1. Consent to the transfer: The Code sets out a process that must be followed for the transfer of an existing franchise agreement to a third party. Of particular relevance is the requirement that a franchisor cannot unreasonably withhold consent to the transfer of a Franchise Agreement. However, the Code does set out a number of situations in which a franchisor is permitted to reasonably withhold consent to a proposed transfer including:
- the proposed transferee is unlikely to be able to meet the financial obligations under the franchise agreement;
- the proposed transferee does not meet the franchisor’s selection criteria;
- agreement to the transfer will have a significantly adverse effect on the franchisee system;
- the franchisee has breached the franchise agreement and has not remedied the breach; and
- the franchisee has not paid or made reasonable provision to pay an amount owing to the franchisor.
2. Cooling-off period: A franchisee’s right to a cooling-off period of seven days after a franchise agreement is signed does not apply where the franchise is transferred.
Interview with a franchisor:
Craig Peters, Red Clean
Red Clean has been operating as a cleaning business for the past 18 years on the east coast of Australia. Red Clean franchised the business three years ago and has three distinctive franchise models in the Domestic, Commercial and Construction cleaning industry. All three models support unlimited growth within all three growth sectors of the cleaning industry.
What are the stages involved in your recruitment process?
Our recruitment process has five stages after an initial telephone inquiry:
(1) Brief presentation of the Red Clean proposals in a one-on-one meeting;
(2) Formal interview explaining the Red Clean System in detail (approximately 2 hours);
(3) Tour of existing franchised sites and introduction to existing franchisees;
(4) Deposit is paid and draft franchise documentation is issued; and
(5) Any additional questions are answered and profile test is completed by the franchisee.
After these five stages are complete, we determine the success of that applicant.
What information is provided to prospective franchisees throughout the recruitment process?
In addition to providing a franchisee with the legal documents required by the Code, a “Franchise Recruitment Pack” with detailed financials and cost analysis is provided to prospective franchisees.

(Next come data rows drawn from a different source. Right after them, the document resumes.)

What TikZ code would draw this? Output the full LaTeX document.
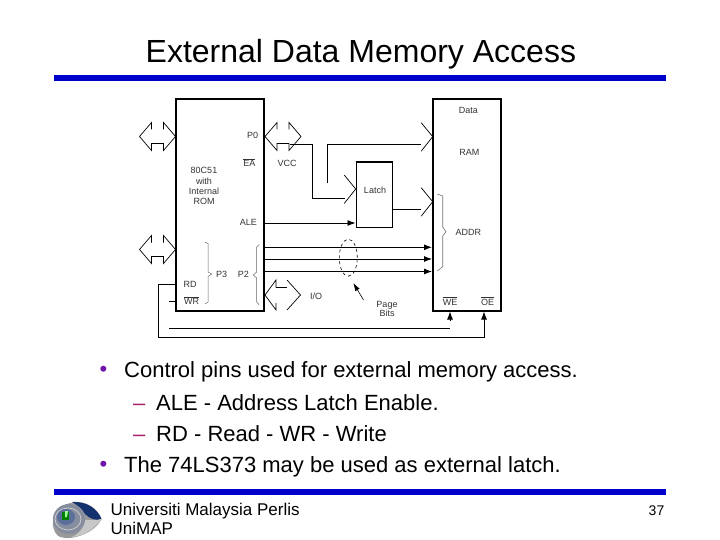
\documentclass[tikz,border=0pt]{standalone}
\usepackage{fontspec}
\setmainfont{Liberation Sans}
\usepackage{amsmath}
\usepackage{xcolor}
\usetikzlibrary{arrows.meta, shapes.geometric}
\definecolor{barblue}{RGB}{0,0,204}
\definecolor{logonavy}{RGB}{20,50,110}
\definecolor{bulletpurple}{RGB}{110,20,170}
\definecolor{dashpink}{RGB}{170,30,110}
\tikzset{
    chipbox/.style={draw, line width=2pt, inner sep=0pt},
    wire/.style={line width=0.9pt},
    arrowwire/.style={line width=0.9pt, -{Latex[length=8pt,width=6pt]}},
    openhead/.style={line width=0.7pt},
    chiplabel/.style={font=\fontsize{9}{9}\selectfont, text=black!80, inner sep=0pt},
    bar/.style={fill=barblue, draw=none},
    bodytext/.style={font=\fontsize{22}{24}\selectfont, anchor=base west, inner sep=0pt},
    foottext/.style={font=\fontsize{17}{19}\selectfont, anchor=base west, inner sep=0pt},
    dblarrow/.pic={
        \draw[openhead] (12,-7) -- (12,-14) -- (0,0) -- (12,14) -- (12,7) -- (24,7) -- (24,14) -- (36,0) -- (24,-14) -- (24,-7);
    }
}
\begin{document}
\begin{tikzpicture}[x=1pt, y=-1pt]
            \useasboundingbox (0,0) rectangle (720,540);
            % slide frame
            \node[font=\fontsize{32}{34}\selectfont, anchor=base west, inner sep=0pt] (title) at (145.5,62.3) {External Data Memory Access};
            \node[bar, minimum width=612pt, minimum height=6pt, inner sep=0pt] (topbar) at (360,78) {};
            \node[bar, minimum width=612pt, minimum height=6pt, inner sep=0pt] (footbar) at (360,492) {};

            % chips
            \node[chipbox, minimum width=88pt, minimum height=211pt] (mcu) at (220,205) {};
            \node[chipbox, minimum width=68pt, minimum height=211pt] (ram) at (467,205) {};
            \node[draw, line width=1pt, inner sep=0pt, minimum width=36pt, minimum height=65pt] (latch) at (374,195) {};
            \draw[line width=2.2pt] (latch.north west) -- (latch.north east);

            % bus arrows
            \pic at (139.5,136.5) {dblarrow};
            \pic at (139.5,249.5) {dblarrow};
            \pic at (265,136.5) {dblarrow};
            \draw[openhead] (276,287.5) -- (276,280) -- (265,295) -- (276,310) -- (276,303);
            \draw[openhead] (276,287.5) -- (287,287.5);
            \draw[openhead] (287,280) -- (300.5,295) -- (287,310);

            % open heads on the latch and the ram
            \foreach \name/\tipx/\tipy in {hlatch/355.7/189, hdata/432.7/136.7, haddr/432.7/201.7} {
                \coordinate (\name) at (\tipx,\tipy);
                \draw[openhead] ([shift={(-11.5,-14)}]\name) -- (\name) -- ([shift={(-11.5,14.5)}]\name);
            }

            % wires
            \coordinate (p0out) at (290,144);
            \coordinate (vccout) at (327.3,183.5);
            \draw[wire] (p0out) -- (312.3,144) -- (312.3,198.3) -- (345,198.3);
            \draw[wire] (vccout) -- (327.3,144.3) -- (420.5,144.3);
            \draw[wire] (latch.east |- 0,209) -- (420.5,209);
            \draw[arrowwire] (mcu.east |- 0,223) -- (latch.west |- 0,223);
            \foreach \y in {247.3,259,271.5} {
                \draw[arrowwire] (mcu.east |- 0,\y) -- (ram.west |- 0,\y);
            }

            % control lines
            \coordinate (wrstub) at (169,301);
            \coordinate (wrline) at (169,328.3);
            \coordinate (weline) at (450,328.3);
            \coordinate (westub) at (450,321);
            \draw[arrowwire] (mcu.west |- 0,284.3) -- (158.3,284.3) -- (158.3,337.3) -- (484,337.3) -- (484,0 |- ram.south);
            \draw[wire] (wrstub) -- (mcu.west |- wrstub);
            \draw[wire] (wrline) -- (weline);
            \draw[arrowwire] (westub) -- (450,0 |- ram.south);

            % braces
            \draw[line width=0.5pt, black!60] (205,242.3) -- (208,243.5) -- (208,272) -- (211.7,274) -- (208,276.5) -- (208,302) -- (205,304);
            \draw[line width=0.5pt, black!60] (259.3,244.3) -- (256.7,247) -- (256.7,272) -- (253.3,275) -- (256.7,278) -- (256.7,302) -- (259.3,305);
            \draw[line width=0.6pt, black!55] (437.3,194) -- (442.7,196) -- (442.7,227) -- (446,231.7) -- (442.7,236) -- (442.7,266.7) -- (437.3,271);

            % page bits
            \node[draw, dashed, ellipse, line width=0.6pt, inner sep=0pt, minimum width=18pt, minimum height=37pt] (pagering) at (348.3,257.7) {};
            \node[chiplabel, align=center, font=\fontsize{9}{9.7}\selectfont] (pagebits) at (387,309) {Page\\Bits};
            \coordinate (pagetail) at (363.5,300);
            \draw[line width=0.6pt, -{Latex[length=8pt,width=5pt]}] (pagetail) -- (353.3,283);

            % chip labels
            \node[chiplabel] (p0) at (252.7,135.7) {P0};
            \node[chiplabel] (ea) at (249.3,162.5) {$\overline{\text{EA}}$};
            \node[chiplabel] (vcc) at (287,163.3) {VCC};
            \node[chiplabel, align=center, font=\fontsize{9}{10.4}\selectfont] (mcuname) at (204,186.3) {80C51\\with\\Internal\\ROM};
            \node[chiplabel] (ale) at (248.3,222) {ALE};
            \node[chiplabel] (p3) at (221.7,274) {P3};
            \node[chiplabel] (p2) at (243.3,274) {P2};
            \node[chiplabel] (rd) at (190,284) {RD};
            \node[chiplabel] (wr) at (191.7,300.5) {$\overline{\text{WR}}$};
            \node[chiplabel] (io) at (316,296) {I/O};
            \node[chiplabel] (latchname) at (375,190) {Latch};
            \node[chiplabel] (data) at (468.3,110.7) {Data};
            \node[chiplabel] (ramname) at (469.3,152.3) {RAM};
            \node[chiplabel] (addr) at (468.3,232.7) {ADDR};
            \node[chiplabel] (we) at (450,301) {$\overline{\text{WE}}$};
            \node[chiplabel] (oe) at (487.7,301) {$\overline{\text{OE}}$};

            % bullets
            \node[bodytext, text=bulletpurple] (dot1) at (99.5,376) {•};
            \node[bodytext] (line1) at (124,377) {Control pins used for external memory access.};
            \node[bodytext, text=dashpink] (dash1) at (133,410.7) {–};
            \node[bodytext] (line2) at (156,410.7) {ALE - Address Latch Enable.};
            \node[bodytext, text=dashpink] (dash2) at (133,441.7) {–};
            \node[bodytext] (line3) at (156,441.7) {RD - Read - WR - Write};
            \node[bodytext, text=bulletpurple] (dot2) at (99.5,471) {•};
            \node[bodytext] (line4) at (124,472.7) {The 74LS373 may be used as external latch.};

            % footer
            \node[foottext] (uni) at (110.5,515.7) {Universiti Malaysia Perlis};
            \node[foottext] (unimap) at (110.5,534) {UniMAP};
            \node[font=\fontsize{14}{16}\selectfont, inner sep=0pt] (pageno) at (656.5,511) {37};

            % logo
            \fill[black!40] (53,526) .. controls (52,510) and (65,502) .. (78,502) .. controls (90,503) and (98,510) .. (101.5,519) .. controls (95,533) and (72,541) .. (60,537) .. controls (56,535) and (54,531) .. (53,526);
            \fill[logonavy] (72,502) .. controls (88,501) and (98,510) .. (101.5,519) .. controls (96,521) and (90,519) .. (85,514) .. controls (82,508) and (77,505) .. (72,502);
            \fill[black!22] (72,537) .. controls (85,536) and (95,528) .. (101.5,519) .. controls (96,521) and (90,520) .. (85,520) .. controls (84,528) and (79,534) .. (72,537);
            \fill[logonavy!55!black!50] (69,519) ellipse [x radius=16, y radius=15];
            \draw[white!80!black, line width=0.8pt] (68,519) ellipse [x radius=13, y radius=11];
            \fill[logonavy!70] (66,517) ellipse [x radius=9, y radius=8];
            \fill[green!50!black] (62,512) rectangle (69,520);
            \fill[white!60!green] (65,511) -- (68,511) -- (67,517) -- (65,517) -- cycle;
\end{tikzpicture}
\end{document}
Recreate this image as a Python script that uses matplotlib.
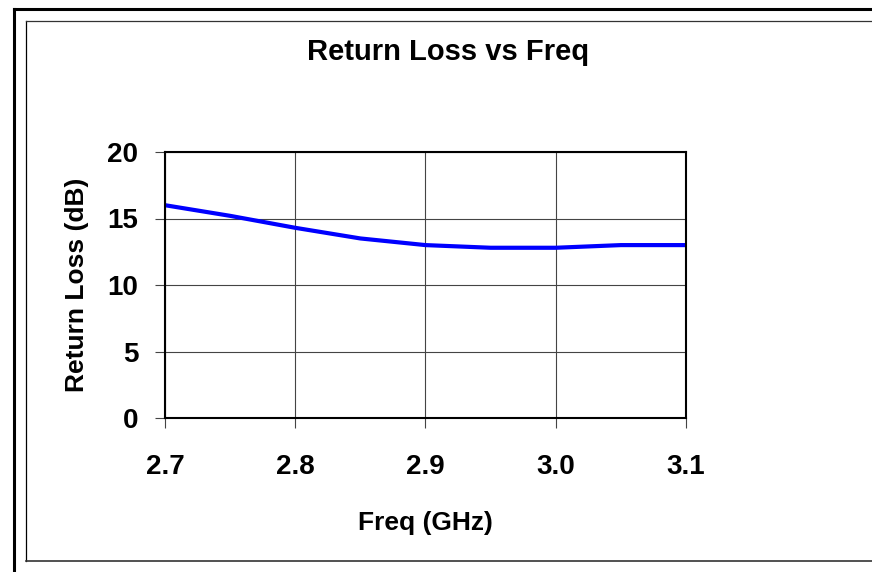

We also recommend prospective franchisees visit our website for additional information (www.redclean.com.au).
Is all personal information provided by prospective franchisees kept confidential?
Yes, it is kept confidential. Both parties sign a confidentiality deed before any confidential information is exchanged. Red Clean maintains a strict file management database to ensure all prospective franchisees details are kept confidential.
Do you encourage prospective franchisees to seek legal advice and if so, at what stage of the process do you recommend they do this?
Absolutely, we typically suggest this after the fourth meeting and after providing a prospective franchisee with draft franchise documents. If they have not already sought legal and accounting advice at that point, Red Clean strongly recommends that they do so and we require that they sign a “Prospective Franchisee Advice Statement” indicating they have done so. In fact, not one franchisee has signed up with Red Clean without obtaining either independent legal or accounting advice!